The other day, I shared an article with a friend who is interested in lucid dreaming: the ability to take over our dreams and create adventures while we are asleep. According to recent research, people who manage lucid dreaming best are those who play video games. (“5 Mind-Bending Facts About Dreams” by Jennie Bryner, “Yahoo News,” 4/28/12)
I’ve managed lucid dreams a few times even though I don’t play video games. The trick is to notice a detail in a dream that contradicts reality. The anomaly triggers an understanding that I’m in a lucid dream and free to soar above the clouds.
I don’t work at the skill as I prefer not to control my dreams.

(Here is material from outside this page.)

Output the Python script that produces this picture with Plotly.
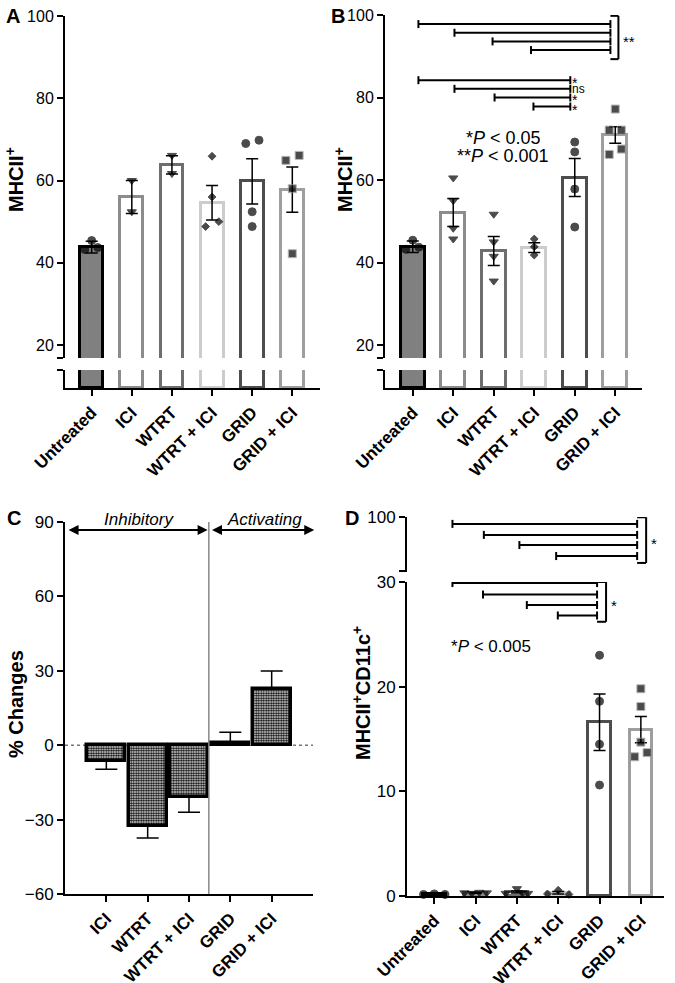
import plotly.graph_objects as go

W, H = 675, 983
FONT = "Liberation Sans, Arial, sans-serif"

groups = ["Untreated", "ICI", "WTRT", "WTRT + ICI", "GRID", "GRID + ICI"]
fills = ["#808080", "white", "white", "white", "white", "white"]
edges = ["#000000", "#8c8c8c", "#6e6e6e", "#cccccc", "#4d4d4d", "#9e9e9e"]
symbols = ["circle", "triangle-down", "triangle-down", "diamond", "circle", "square"]

# Panel A: MHCII+
a_mean = [43.8, 56.0, 63.8, 54.6, 59.8, 57.8]
a_sem = [1.4, 4.0, 2.2, 4.2, 5.5, 5.5]
a_points = [[45.4, 43.2, 43.7], [60.0, 52.4], [66.1, 61.7],
            [65.9, 56.0, 48.8, 50.0], [69.0, 69.8, 52.4, 48.8], [64.9, 66.1, 58.0, 42.2]]

# Panel B: MHCII+
b_mean = [43.8, 52.1, 42.8, 43.6, 60.6, 70.9]
b_sem = [1.4, 3.4, 3.5, 1.2, 4.6, 2.0]
b_points = [[45.4, 43.2, 43.7], [60.5, 55.0, 48.3, 45.7], [51.7, 45.0, 41.5, 35.5],
            [45.7, 43.8, 41.8], [69.2, 66.8, 57.8, 48.6], [77.2, 72.1, 72.1, 67.5, 66.2]]

# Panel C: % changes
c_groups = ["ICI", "WTRT", "WTRT + ICI", "GRID", "GRID + ICI"]
c_change = [-6.5, -32.6, -20.9, 1.0, 22.6]
c_err = [3.2, 4.8, 6.1, 4.2, 7.3]

# Panel D: MHCII+CD11c+
d_mean = [0.17, 0.3, 0.38, 0.3, 16.6, 15.9]
d_sem = [0.03, 0.03, 0.1, 0.12, 2.7, 1.25]
d_points = [[0.15, 0.2, 0.15], [0.3, 0.25, 0.35, 0.3], [0.25, 0.7, 0.3, 0.25],
            [0.2, 0.55, 0.15], [23.0, 18.6, 14.5, 10.6], [19.8, 18.1, 14.7, 13.7, 13.3]]

# horizontal spread of the dots inside each bar
a_jitter = [[0, -0.17, 0.15], [0, 0], [0, 0], [0, 0, -0.16, 0.17],
            [-0.16, 0.17, 0, 0], [-0.16, 0.17, 0, 0]]
b_jitter = [[0, -0.17, 0.15], [0, 0, 0, 0], [0, 0, 0, 0], [0, 0, 0],
            [0, 0, 0, 0], [0, -0.15, 0.15, 0.15, -0.15]]
d_jitter = [[-0.26, 0, 0.26], [-0.27, -0.09, 0.09, 0.27], [-0.27, 0, 0.13, 0.27],
            [-0.26, 0, 0.26], [0, 0, 0, 0], [0, 0, 0, 0.15, -0.15]]

# significance comparisons: line start x and level, shared end x
b_hi_start = [0.14, 1.03, 1.97, 2.92]
b_hi_level = [97.8, 95.7, 93.6, 91.5]
b_lo_start = [0.14, 1.03, 2.02, 2.98]
b_lo_level = [84.2, 82.1, 80.0, 77.8]
b_lo_labels = ["*", "ns", "*", "*"]
d_hi_start = [0.44, 1.2, 2.06, 2.95]
d_hi_level = [97.5, 93.5, 89.8, 85.8]
d_lo_start = [0.44, 1.18, 2.24, 2.99]
d_lo_level = [29.9, 28.8, 27.8, 26.8]

fig = go.Figure()


def dom_x(a, b):
    return [a / W, b / W]


def dom_y(top, bot):
    return [1 - bot / H, 1 - top / H]


def add_bars(xa, ya, means, sems, width, show_err=True):
    fig.add_trace(go.Bar(
        x=list(range(len(means))), y=means, width=width, xaxis=xa, yaxis=ya,
        marker=dict(color=fills, line=dict(color=edges, width=3)),
        error_y=dict(type="data", array=sems, visible=show_err, color="black",
                     thickness=1.5, width=6),
        showlegend=False, hoverinfo="skip"))


def add_dots(xa, ya, points, jitter):
    xs, ys, syms, sizes, lines = [], [], [], [], []
    size_of = {"circle": 8, "triangle-down": 8, "diamond": 6, "square": 8}
    for i, (pts, jit) in enumerate(zip(points, jitter)):
        for v, j in zip(pts, jit):
            xs.append(i + j)
            ys.append(v)
            syms.append(symbols[i])
            sizes.append(size_of[symbols[i]])
            lines.append("#999999" if symbols[i] == "square" else "black")
    fig.add_trace(go.Scatter(
        x=xs, y=ys, mode="markers", xaxis=xa, yaxis=ya, cliponaxis=False,
        marker=dict(symbol=syms, size=sizes, color="black", line=dict(color=lines, width=1)),
        showlegend=False, hoverinfo="skip"))


# A
add_bars("x", "y", a_mean, a_sem, 0.57)
add_bars("x", "y2", a_mean, a_sem, 0.57, show_err=False)
add_dots("x", "y", a_points, a_jitter)
# B
add_bars("x2", "y3", b_mean, b_sem, 0.59)
add_bars("x2", "y4", b_mean, b_sem, 0.59, show_err=False)
add_dots("x2", "y3", b_points, b_jitter)
# C
fig.add_trace(go.Bar(
    x=list(range(len(c_groups))), y=c_change, width=0.92, xaxis="x3", yaxis="y5",
    marker=dict(color="white", line=dict(color="black", width=3.5),
                pattern=dict(shape=".", size=2.5, solidity=0.65, fgcolor="black",
                             bgcolor="white", fillmode="replace")),
    error_y=dict(type="data", symmetric=False,
                 array=[e if v > 0 else 0 for v, e in zip(c_change, c_err)],
                 arrayminus=[e if v < 0 else 0 for v, e in zip(c_change, c_err)],
                 color="black", thickness=1.5, width=11),
    showlegend=False, hoverinfo="skip"))
# D
add_bars("x4", "y6", d_mean, d_sem, 0.55)
add_dots("x4", "y6", d_points, d_jitter)

tick_font = dict(family=FONT, size=16, color="black")
lab_font = dict(family=FONT, size=17, color="black", weight="bold")


def axis(**kw):
    d = dict(showline=True, linecolor="black", linewidth=2, ticks="outside", ticklen=6,
             tickwidth=2, tickcolor="black", showgrid=False, zeroline=False,
             tickfont=tick_font, fixedrange=True, automargin=False, ticklabeloverflow="allow")
    d.update(kw)
    return d


fig.update_layout(
    width=W, height=H, margin=dict(l=0, r=0, t=0, b=0, autoexpand=False),
    paper_bgcolor="white", plot_bgcolor="white", bargap=0,
    font=dict(family=FONT, color="black"),
    xaxis=axis(domain=dom_x(65, 320), range=[-0.665, 5.69], anchor="y2",
               tickvals=list(range(6)), ticktext=groups, tickangle=-45, tickfont=lab_font),
    yaxis=axis(domain=dom_y(16, 358), range=[16.84, 100], anchor="x",
               tickvals=[16.9, 20, 40, 60, 80, 100], ticktext=["", "20", "40", "60", "80", "100"]),
    yaxis2=axis(domain=dom_y(370, 388), range=[0, 4.37], anchor="x",
                tickvals=[4.3], ticktext=[""]),
    xaxis2=axis(domain=dom_x(385, 642), range=[-0.685, 5.66], anchor="y4",
                tickvals=list(range(6)), ticktext=groups, tickangle=-45, tickfont=lab_font),
    yaxis3=axis(domain=dom_y(15, 358), range=[16.85, 100], anchor="x2",
                tickvals=[16.9, 20, 40, 60, 80, 100], ticktext=["", "20", "40", "60", "80", "100"]),
    yaxis4=axis(domain=dom_y(370, 388), range=[0, 4.37], anchor="x2",
                tickvals=[4.3], ticktext=[""]),
    xaxis3=axis(domain=dom_x(65, 313), range=[-1, 5], anchor="y5",
                tickvals=list(range(5)), ticktext=c_groups, tickangle=-45, tickfont=lab_font),
    yaxis5=axis(domain=dom_y(522, 894), range=[-60, 90], anchor="x3",
                tickvals=[-60, -30, 0, 30, 60, 90], tickfont=dict(tick_font, size=17)),
    xaxis4=axis(domain=dom_x(407, 664), range=[-0.66, 5.56], anchor="y6",
                tickvals=list(range(6)), ticktext=groups, tickangle=-45, tickfont=lab_font),
    yaxis6=axis(domain=dom_y(582, 896), range=[0, 30], anchor="x4",
                tickvals=[0, 10, 20, 30], tickfont=dict(tick_font, size=17)),
    yaxis7=axis(domain=dom_y(517, 572), range=[80, 100], anchor="x4",
                tickvals=[80.4, 100], ticktext=["", "100"], tickfont=dict(tick_font, size=17)),
)

shapes = []
annots = []


def sig_group(xa, ya, starts, levels, end, span, tip_px, labels=None, group_label=None, label_y=None):
    for s, lv in zip(starts, levels):
        shapes.append(dict(type="line", xref=xa, yref=ya, x0=s, x1=end, y0=lv, y1=lv,
                           line=dict(color="black", width=2)))
        for xc in (s, end):
            shapes.append(dict(type="line", xref=xa, yref=ya, ysizemode="pixel", yanchor=lv,
                               x0=xc, x1=xc, y0=-4, y1=4, line=dict(color="black", width=2)))
    if labels:
        for lv, t in zip(levels, labels):
            annots.append(dict(xref=xa, yref=ya, x=end, y=lv, text=t, showarrow=False,
                               xanchor="left", yanchor="middle", xshift=1,
                               yshift=0 if t == "ns" else -3, borderpad=0,
                               font=dict(size=12 if t == "ns" else 14)))
    if span:
        shapes.append(dict(type="line", xref=xa, yref=ya, xsizemode="pixel", xanchor=end,
                           x0=tip_px, x1=tip_px, y0=span[0], y1=span[1],
                           line=dict(color="black", width=2)))
        for yv in span:
            shapes.append(dict(type="line", xref=xa, yref=ya, xsizemode="pixel", xanchor=end,
                               x0=0, x1=tip_px, y0=yv, y1=yv, line=dict(color="black", width=2)))
        annots.append(dict(xref=xa, yref=ya, x=end, y=label_y, text=group_label, showarrow=False,
                           xanchor="left", xshift=tip_px + 3, font=dict(size=15)))


sig_group("x2", "y3", b_hi_start, b_hi_level, 4.88, [89.3, 99.8], 8, group_label="**", label_y=93.6)
sig_group("x2", "y3", b_lo_start, b_lo_level, 3.89, None, 0, labels=b_lo_labels)
sig_group("x4", "y7", d_hi_start, d_hi_level, 4.91, [83.3, 99.9], 9, group_label="*", label_y=90.5)
sig_group("x4", "y6", d_lo_start, d_lo_level, 3.94, [26.2, 30.0], 9, group_label="*", label_y=27.8)

# panel C guides
shapes.append(dict(type="line", xref="x3", yref="y5", x0=-1, x1=5, y0=0, y1=0,
                   line=dict(color="#777777", width=1.5, dash="dot"), layer="below"))
shapes.append(dict(type="line", xref="x3", yref="y5", x0=2.48, x1=2.48, y0=-60, y1=90,
                   line=dict(color="#888888", width=1.5)))
for x0, x1 in [(-0.95, 2.45), (2.52, 5.03)]:
    annots.append(dict(xref="x3", yref="y5", axref="x3", ayref="y5", x=x1, y=86.8, ax=x0, ay=86.8,
                       text="", showarrow=True, arrowhead=2, arrowside="end+start",
                       arrowwidth=2, arrowsize=1, arrowcolor="black"))
annots.append(dict(xref="x3", yref="y5", x=0.8, y=89.9, yshift=3, text="<i>Inhibitory</i>",
                   showarrow=False, font=dict(size=17)))
annots.append(dict(xref="x3", yref="y5", x=3.83, y=89.9, yshift=3, text="<i>Activating</i>",
                   showarrow=False, font=dict(size=17)))

# p-value notes
annots.append(dict(xref="x2", yref="y3", x=2.23, y=70.2, text="*<i>P</i> &lt; 0.05",
                   showarrow=False, font=dict(size=18)))
annots.append(dict(xref="x2", yref="y3", x=2.23, y=65.8, text="**<i>P</i> &lt; 0.001",
                   showarrow=False, font=dict(size=18)))
annots.append(dict(xref="x4", yref="y6", x=1.37, y=23.8, text="*<i>P</i> &lt; 0.005",
                   showarrow=False, font=dict(size=17)))

# axis titles and panel letters
for px, py, t in [(14, 180, "MHCII<sup>+</sup>"), (343, 180, "MHCII<sup>+</sup>"),
                  (16, 704, "% Changes"), (361, 693, "MHCII<sup>+</sup>CD11c<sup>+</sup>")]:
    annots.append(dict(xref="paper", yref="paper", x=px / W, y=1 - py / H, text=t, textangle=-90,
                       xanchor="center", yanchor="middle", showarrow=False,
                       font=dict(size=20, weight="bold")))
for px, py, t in [(13, 16, "A"), (338, 16, "B"), (14, 518, "C"), (352, 518, "D")]:
    annots.append(dict(xref="paper", yref="paper", x=px / W, y=1 - py / H, text=t,
                       xanchor="center", yanchor="middle", showarrow=False,
                       font=dict(size=20, weight="bold")))

fig.update_layout(shapes=shapes, annotations=annots)
fig.write_html("out.html", config={"displayModeBar": False},
               post_script="document.body.style.margin='0';")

I use them to invite communication with my unconscious. Sometimes I’m treated to wonderful stories, as in the case of “Marie Eau-Claire,” the novelette I published in the May issue of “The Colored Lens.”
Collaborating with my dreams may sound eerie, but I consider it an important device for unlocking impressions lost to my conscious mind. I never write from a plot outline and when I begin, I seldom know how the story will end. Only when I read the finished copy do I begin to see themes or symbols put there by the unconscious. I call it Ouija boarding — a hunt for images I’ve been collecting over the years.
A conscious mind remembers only fragments of its experiences. The rest sinks below the surface of memory. If I had to side with only one psychologist’s view of the psyche, I’d side with Jung’s. The unconscious is the mystical portion of the brain. Left unfettered, it provides dreams that can lead to wondrous, secret rooms.